If I own everything in the S&P 500 portfolio in the same proportions my active share is 0%. In theory an index fund would have 0% active share but transactional frictions will create small differences.

Anyway, if I want high active share I can get it in several ways:

  • Own things that aren’t in the benchmark
  • Refuse to own things that are in the benchmark
  • Underweight things versus the benchmark
  • Overweight things versus the benchmark

All active share can tell you is that a thing is different from a given index. Full stop.

Shrewd marketing people have done their best to distort this to mean “funds with high active share are better.” This is nonsense. If I pick 10 stocks outside the S&P 500 at random I will show an active share of 100%. You would have to be an idiot to buy my fund on the basis of its active share.

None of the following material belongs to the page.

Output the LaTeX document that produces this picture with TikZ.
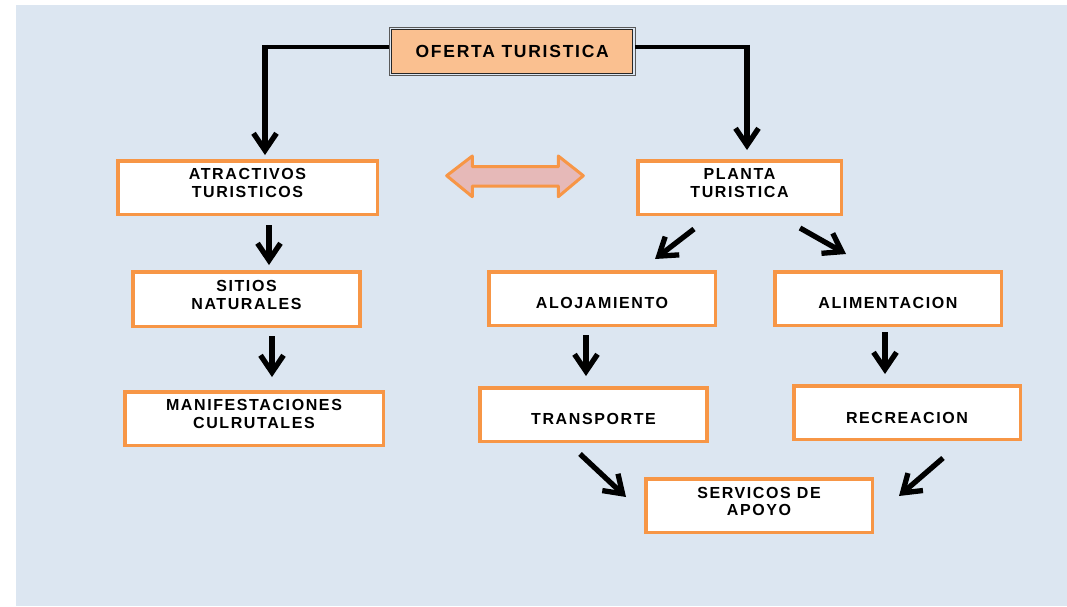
\documentclass[tikz,border=0pt]{standalone}
\usepackage{fontspec}
\setmainfont{Liberation Sans}[LetterSpace=10]
\usetikzlibrary{arrows.meta,calc}
\definecolor{bgc}{HTML}{DCE6F1}
\definecolor{orng}{HTML}{F79646}
\definecolor{peach}{HTML}{FAC090}
\definecolor{pinkf}{HTML}{E6B9B8}
\tikzset{
  box/.style={draw=orng, line width=3.5pt, fill=white, minimum width=227pt, minimum height=53.5pt, inner sep=0pt},
  lbl/.style={font=\bfseries\fontsize{16}{17.8}\selectfont, align=center, inner sep=0pt, text=black},
  arr/.style={line width=5.3pt, -{Straight Barb[length=17pt,width=23pt]}},
  hline/.style={line width=3.6pt},
}
\begin{document}
\begin{tikzpicture}[x=1pt,y=-1pt]
\useasboundingbox (0,0) rectangle (1067,606);
\fill[bgc] (16,5) rectangle (1067,606);
% top box
\node[draw=black!85, line width=1.3pt, fill=peach, minimum width=241pt, minimum height=43.6pt, outer sep=0pt,
      font=\bfseries\fontsize{17.5}{19}\selectfont] (of) at (512.2,51.5) {OFERTA TURISTICA};
\draw[black!65, line width=1pt] ([shift={(-2.7pt,2.4pt)}]of.north west) rectangle ([shift={(2.7pt,-2.4pt)}]of.south east);
% boxes
\node[box, minimum width=259.5pt] (atr) at (247.5,187.5) {};
\node[lbl] (atrT) at ([yshift=4.3pt]atr.center) {ATRACTIVOS\\TURISTICOS};
\node[box, minimum width=203.5pt] (plan) at (739.5,187.5) {};
\node[lbl] (planT) at ([yshift=4.6pt]plan.center) {PLANTA\\TURISTICA};
\node[box, minimum height=54.5pt] (sit) at (246.5,299) {};
\node[lbl] (sitT) at ([yshift=4.3pt]sit.center) {SITIOS\\NATURALES};
\node[box, minimum width=258.5pt] (man) at (254,418.5) {};
\node[lbl] (manT) at ([yshift=4.5pt]man.center) {MANIFESTACIONES\\CULRUTALES};
\node[box, minimum width=226.5pt] (aloj) at (602,298.5) {};
\node[lbl] (alojT) at ([yshift=-4pt]aloj.center) {ALOJAMIENTO};
\node[box, minimum width=226.5pt] (alim) at (888,298.5) {};
\node[lbl] (alimT) at ([yshift=-4pt]alim.center) {ALIMENTACION};
\node[box] (trans) at (593.5,414.5) {};
\node[lbl] (transT) at ([yshift=-4pt]trans.center) {TRANSPORTE};
\node[box, minimum width=226.5pt] (recr) at (907,412.5) {};
\node[lbl] (recrT) at ([yshift=-5pt]recr.center) {RECREACION};
\node[box, minimum width=226.5pt] (serv) at (759,505.5) {};
\node[lbl] (servT) at ([yshift=4pt]serv.center) {SERVICOS DE\\APOYO};
% double arrow
\filldraw[fill=pinkf, draw=orng, line width=3pt, line join=round]
  (446.7,175.7) -- (472.3,156) -- (472.3,166.7) -- (558.3,166.7) -- (558.3,156) -- (583.3,175.7)
  -- (558.3,196.7) -- (558.3,186) -- (472.3,186) -- (472.3,196.7) -- cycle;
% connectors from top box
\coordinate (cL) at (265,46.7);
\coordinate (cR) at (747,46.7);
\draw[hline] ($(of.west)+(-2.7,-4.8)$) -- ($(cL)+(-2.5,0)$);
\draw[arr] ($(cL)+(0,-1.8)$) -- ($(atr.north)+(17.5,-4)$);
\draw[hline] ($(of.east)+(2.7,-4.8)$) -- ($(cR)+(2.5,0)$);
\draw[arr] ($(cR)+(0,-1.8)$) -- ($(plan.north)+(7.5,-9)$);
% other arrows
\draw[arr] ($(atr.south)+(21.5,9)$) -- ($(sit.north)+(22.5,-5)$);
\draw[arr] ($(sit.south)+(25.5,8)$) -- ($(man.north)+(18,-13)$);
\draw[arr] ($(plan.south)+(-45.5,13)$) -- ($(aloj.north)+(53,-11)$);
\draw[arr] ($(plan.south)+(60.5,12)$) -- ($(alim.north)+(-42,-16)$);
\draw[arr] ($(aloj.south)+(-16,8)$) -- ($(trans.north)+(-7.5,-10)$);
\draw[arr] ($(alim.south)+(-3,5)$) -- ($(recr.north)+(-22,-10)$);
\draw[arr] ($(trans.south)+(-13.5,11)$) -- ($(serv.west)+(-18,-8.5)$);
\draw[arr] ($(recr.south)+(36,17)$) -- ($(serv.east)+(25,-9.5)$);
\end{tikzpicture}
\end{document}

Shrewd marketing people get traction with the notion that “funds with high active share are better” because it IS true that dramatic outperformance results from being 1) very different, and 2) very right. Very different on its own doesn’t get the job done. Being very different and very wrong for example is ticket to the poorhouse.

Active share is a popular statistic because it is easy to calculate and easy to understand. People are always on the lookout for that “one weird trick” they can use to hack the system for more money, better looks and lots of sex.

Unfortunately that’s not how quantitative analysis works.

Quantitative analysis isn’t “pure” mathematical reasoning. It’s inductive reasoning. When we prove things in mathematics, we know they are true. We don’t actually prove anything using statistics. Rather, we “fail to reject the null hypothesis at such-and-such a confidence interval.” This is the problem of induction.

Doing a statistical analysis of an investment strategy is like trying to assemble a puzzle where the pieces are constantly changing shape (albeit pretty slowly and by pretty small amounts). Active share is just one of those pieces. Even then you have to recognize that the results of the analysis are backward looking. There’s no guarantee those statistical relationships will persist in the future.

So, you know, caveat emptor.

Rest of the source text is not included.